The missing Caravaggio
painting, Nativity with St. Francis and St. Lawrence
(1609) was stolen from the altar of Palermo’s Oratory of San Lorenzo in 1969, a theft that is currently ranked number two on the FBI’s Top Ten Art Crimes list. In the years since, various former mafia members have told wild tales about the painting’s fate: that it was eaten mice, used as a bedside carpet, burned in a fire. But on Wednesday of last week, an Italian parliamentary body called the Antimafia Commission congregated in the oratory to present new evidence that the masterpiece could still be found. A more recent defector
from the mob, Gaetano Grado, told the commission in May 2017 that he had personally tracked down the painting after the theft and that his boss, Gaetano Badalamenti, had enlisted the help of a now-deceased Swiss art dealer who suggested cutting the painting up in order to be able to sell it.

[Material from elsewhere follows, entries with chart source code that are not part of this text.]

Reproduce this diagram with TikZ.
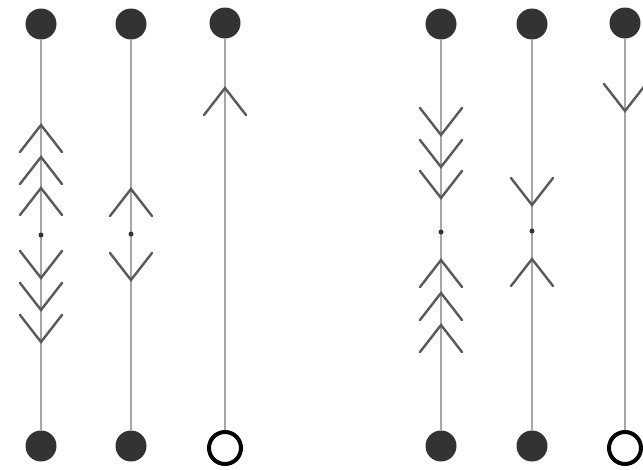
\documentclass[tikz,border=0pt]{standalone}
\begin{document}
\begin{tikzpicture}[x=1pt,y=-1pt,
  wire/.style={draw=black!35, line width=2},
  chevron/.style={draw=black!65, line width=2.4, line cap=round, line join=miter},
  bigdot/.style={circle, fill=black!80, minimum size=31, inner sep=0},
  opendot/.style={circle, draw=black, line width=4, fill=white, minimum size=32, inner sep=0},
  middot/.style={circle, fill=black!80, minimum size=5, inner sep=0},
  upchev/.pic={\draw[chevron] (-21,27) -- (0,0) -- (21,27);},
  downchev/.pic={\draw[chevron] (-21,-27) -- (0,0) -- (21,-27);}
]
\useasboundingbox (0,0) rectangle (643,469);
% nodes
\node[bigdot] (t1) at (41,24) {};
\node[bigdot] (b1) at (41,446) {};
\node[bigdot] (t2) at (131,24) {};
\node[bigdot] (b2) at (131,446) {};
\node[bigdot] (t3) at (225,23) {};
\node[opendot] (b3) at (225,448) {};
\node[bigdot] (t4) at (441,24) {};
\node[bigdot] (b4) at (441,446) {};
\node[bigdot] (t5) at (532,24) {};
\node[bigdot] (b5) at (532,446) {};
\node[bigdot] (t6) at (625,23) {};
\node[opendot] (b6) at (625,448) {};
% connectors
\draw[wire] (t1) -- (b1);
\draw[wire] (t2) -- (b2);
\draw[wire] (t3) -- (b3);
\draw[wire] (t4) -- (b4);
\draw[wire] (t5) -- (b5);
\draw[wire] (t6) -- (b6);
% middle points
\node[middot] (m1) at (41,235) {};
\node[middot] (m2) at (131,234) {};
\node[middot] (m4) at (441,232) {};
\node[middot] (m5) at (532,231) {};
% column 1
\pic at (41,125) {upchev};
\pic at (41,157) {upchev};
\pic at (41,188) {upchev};
\pic at (41,278) {downchev};
\pic at (41,310) {downchev};
\pic at (41,342) {downchev};
% column 2
\pic at (131,189) {upchev};
\pic at (131,280) {downchev};
% column 3
\pic at (225,88) {upchev};
% column 4
\pic at (441,135) {downchev};
\pic at (441,167) {downchev};
\pic at (441,198) {downchev};
\pic at (441,260) {upchev};
\pic at (441,293) {upchev};
\pic at (441,325) {upchev};
% column 5
\pic at (532,205) {downchev};
\pic at (532,259) {upchev};
% column 6
\pic at (625,111) {downchev};
\end{tikzpicture}
\end{document}
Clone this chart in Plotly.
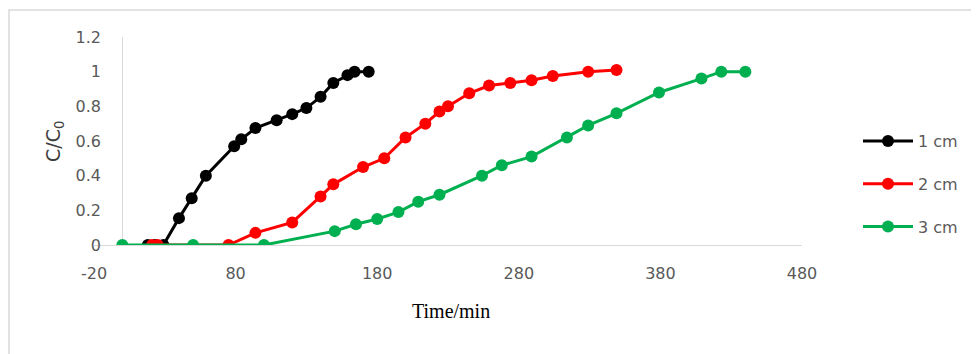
import plotly.graph_objects as go

# ---- data ----
t_1cm = [18, 23, 29, 40, 49, 59, 79, 84, 94, 109, 120, 130, 140, 149, 159, 164, 174]
c_1cm = [0, 0, 0, 0.155, 0.27, 0.40, 0.57, 0.61, 0.675, 0.72, 0.755, 0.79, 0.855, 0.935, 0.98, 1.0, 1.0]

t_2cm = [21, 25, 75, 94, 120, 140, 149, 170, 185, 200, 214, 224, 230, 245, 259, 274, 289, 304, 329, 349]
c_2cm = [0, 0, 0, 0.07, 0.13, 0.28, 0.35, 0.45, 0.50, 0.62, 0.70, 0.77, 0.80, 0.875, 0.92, 0.935, 0.95, 0.975, 1.0, 1.01]

t_3cm = [0, 50, 100, 150, 165, 180, 195, 209, 224, 254, 268, 289, 314, 329, 349, 379, 409, 423, 440]
c_3cm = [0, 0, 0, 0.08, 0.12, 0.15, 0.19, 0.25, 0.29, 0.40, 0.46, 0.51, 0.62, 0.69, 0.76, 0.88, 0.96, 1.0, 1.0]

series_names = ["1 cm", "2 cm", "3 cm"]
series_colors = ["#000000", "#FF0000", "#00B050"]

x_ticks = [-20, 80, 180, 280, 380, 480]
y_ticks = [0, 0.2, 0.4, 0.6, 0.8, 1.0, 1.2]
y_tick_labels = ["0", "0.2", "0.4", "0.6", "0.8", "1", "1.2"]

fig = go.Figure()
for name, xs, ys, col in zip(series_names, [t_1cm, t_2cm, t_3cm], [c_1cm, c_2cm, c_3cm], series_colors):
    fig.add_trace(go.Scatter(
        x=xs, y=ys, name=name, mode="lines+markers",
        line=dict(color=col, width=3),
        marker=dict(color=col, size=12),
        legendgroup=name,
    ))

# page offset (body margin) and plot area pixel geometry, in page coordinates
OFF = 8
W, H = 979 - OFF, 354 - OFF
L, R, T, B = 94 - OFF, 802 - OFF, 37 - OFF, 245 - OFF
pw, ph = R - L, B - T


def px(xp):
    return (xp - OFF - L) / pw


def py(yp):
    return (B - (yp - OFF)) / ph


tick_font = dict(family="DejaVu Sans", size=16, color="#595959")

fig.update_layout(
    width=W, height=H,
    margin=dict(l=L, r=W - R, t=T, b=H - B, pad=0),
    paper_bgcolor="white", plot_bgcolor="white",
    showlegend=True,
    legend=dict(
        x=px(858), y=py(124), xanchor="left", yanchor="top",
        font=dict(family="DejaVu Sans", size=16, color="#595959"),
        itemwidth=50, tracegroupgap=19,
        bgcolor="rgba(0,0,0,0)",
    ),
    xaxis=dict(
        range=[-20, 480], tickvals=x_ticks, ticktext=[str(v) for v in x_ticks],
        showgrid=False, showline=True, linecolor="#d9d9d9", linewidth=1,
        zeroline=True, zerolinecolor="#d9d9d9", zerolinewidth=1,
        ticks="", tickfont=tick_font, ticklabelstandoff=14,
    ),
    yaxis=dict(
        range=[0, 1.2], tickvals=y_ticks, ticktext=y_tick_labels,
        showgrid=False, showline=False, zeroline=False,
        ticks="", tickfont=tick_font, ticklabelstandoff=-8,
    ),
    shapes=[dict(
        type="rect", xref="paper", yref="paper",
        x0=px(9), x1=px(1000),
        y0=py(380), y1=py(10),
        line=dict(color="#d9d9d9", width=1.5), fillcolor="rgba(0,0,0,0)", layer="below",
    )],
    annotations=[
        dict(text="Time/min", xref="paper", yref="paper",
             x=px(451), y=py(311), showarrow=False,
             xanchor="center", yanchor="middle",
             font=dict(family="Liberation Serif", size=20, color="#000000")),
        dict(text="C/C<sub>0</sub>", xref="paper", yref="paper",
             x=px(54), y=py(142), showarrow=False, textangle=-90,
             xanchor="center", yanchor="middle",
             font=dict(family="DejaVu Sans", size=19, color="#404040")),
    ],
)

fig.write_html("out.html")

A high ranking member of the commision cited Grado’s first-hand knowledge of the theft as reason to believe his claim, reigniting hope that the painting—or parts of it—may still be found and convincing Palermo prosecutors to investigate the theft anew. But others don’t buy Grado’s story. Bernardo Tortorici di Raffadali, president of the cultural association that currently manages the Oratory, said that the work would have been “extremely complicated,” to move because of the canvas’ scale and cited the “surgical precision” with which the canvas was removed from its frame as evidence that the theft was commissioned from a large, professional crew rather than a few local thieves. Rosy Bindi who leads the commission noted she believes the thieves were, “under the guidance of two experts in art thefts,” but that this didn’t discredit Grado’s account.